Nokia have released their Q1 2014 report, with the headline figure of a €597 million loss. We also find out that Smartphone sales, under the heading of “Discontinued Operations” went down compared to last quarter (Q4 2013) from 8.1 million units, but is up Year on Year (Q1 2013) when Lumia sales alone were 5.6 million. Mobile phone sales also went down compared to last quarter.
You may have caught my earlier prediction of Lumia sales, which I thought may be 8.6 million. Well, we don’t yet know the exact figure, but we know I was incorrect in my guess, and actual sales are between 5.7 and 8 million.
On both a year-on-year and sequential basis, our Mobile Phones net sales were affected by competitive industry dynamics, including intense smartphone competition at increasingly lower price points and intense competition at the low end of our product portfolio. Our Smart Devices net sales were affected by competitive industry dynamics including the strong momentum of competing smartphone platforms.
On both a year-on-year and sequential basis, discontinued operations unit volumes declined in the first quarter 2014. The year-on-year decline in discontinued operations unit volumes was due to lower Mobile Phones unit volumes, partially offset by higher Smart Devices unit volumes. Sequentially, the decline in discontinued operations unit volumes was primarily due to lower Mobile Phones unit volumes and, to a lesser extent, lower Smart Devices unit volumes.
I know there is so much more to the report than just smartphone sales (which aren’t even included), but that area is of particular interest to myself and many others.
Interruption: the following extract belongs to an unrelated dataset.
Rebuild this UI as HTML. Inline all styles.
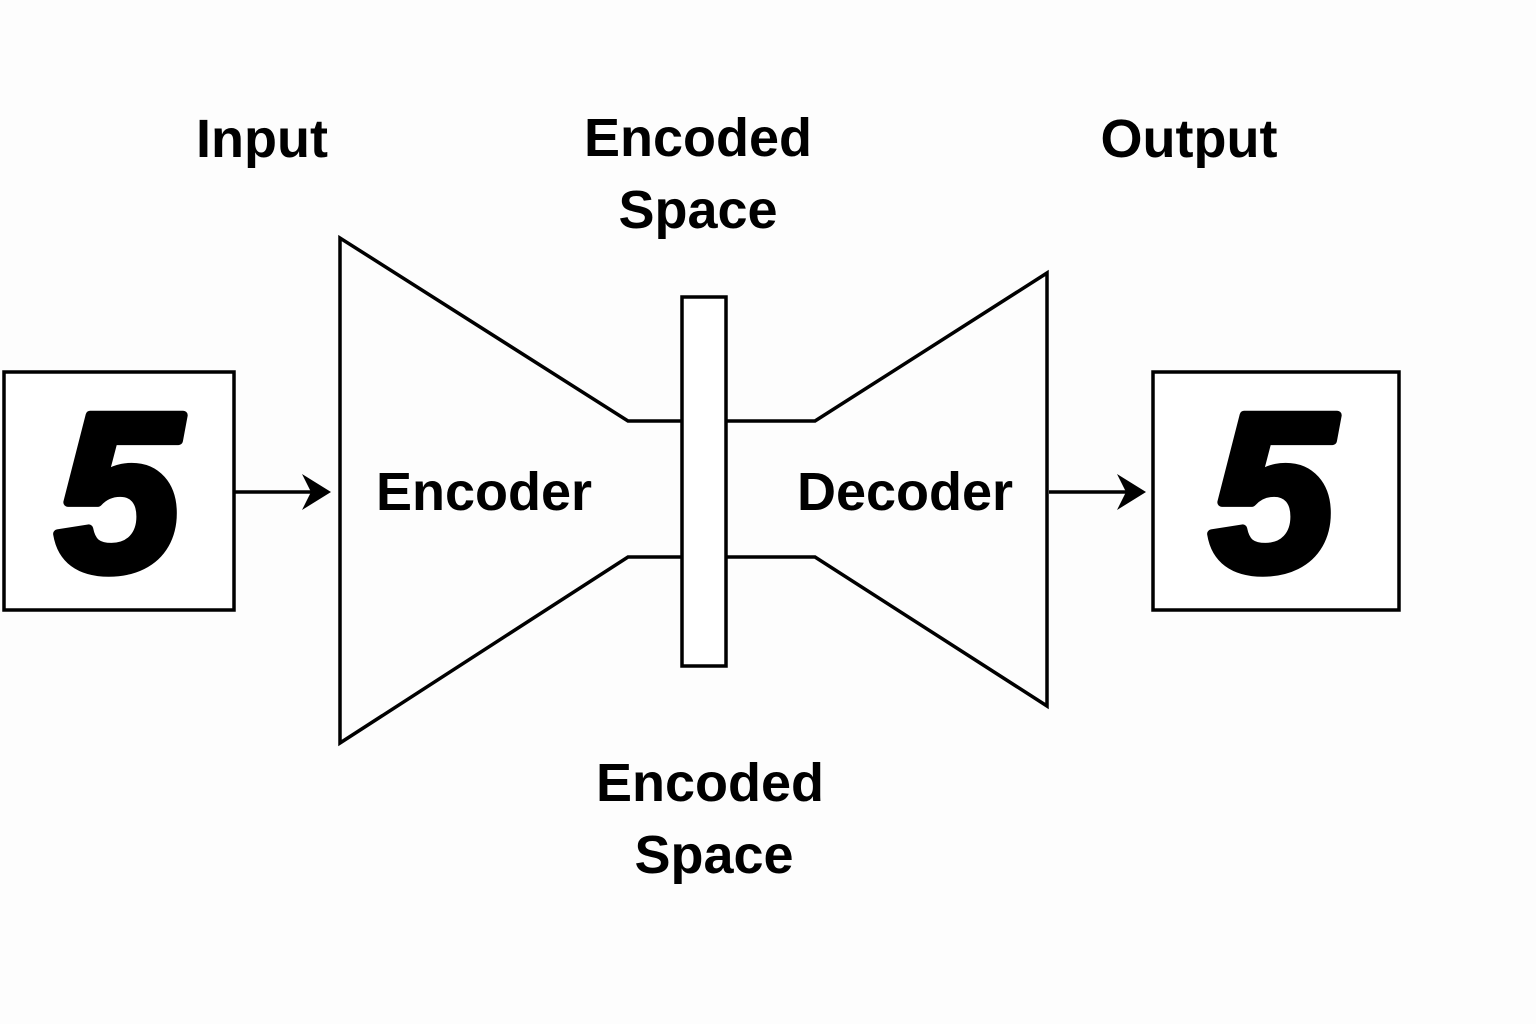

And while we don’t have a figure yet, we may get one later, so will be keeping an eye out for that.
In terms of overall cash Nokia report the following:
Balance sheet highlights:
Nokia Group ended Q1 2014 with a strong balance sheet and solid cash position with gross cash of EUR 6.9 billion and net cash of EUR 2.1 billion compared to EUR 9.0 billion and EUR 2.3 billion, respectively, at the end of Q4 2013. The sequential decline in Nokia’s gross cash was primarily due to repayment of certain debt facilities totalling approximately EUR 1.8 billion during the first quarter 2014.
If the transaction to sell to Microsoft substantially all of our Devices & Services business would have closed before the end of the first quarter 2014, Nokia would have ended the quarter with gross cash of approximately EUR 10.5 billion and net cash of approximately EUR 7.1 billion.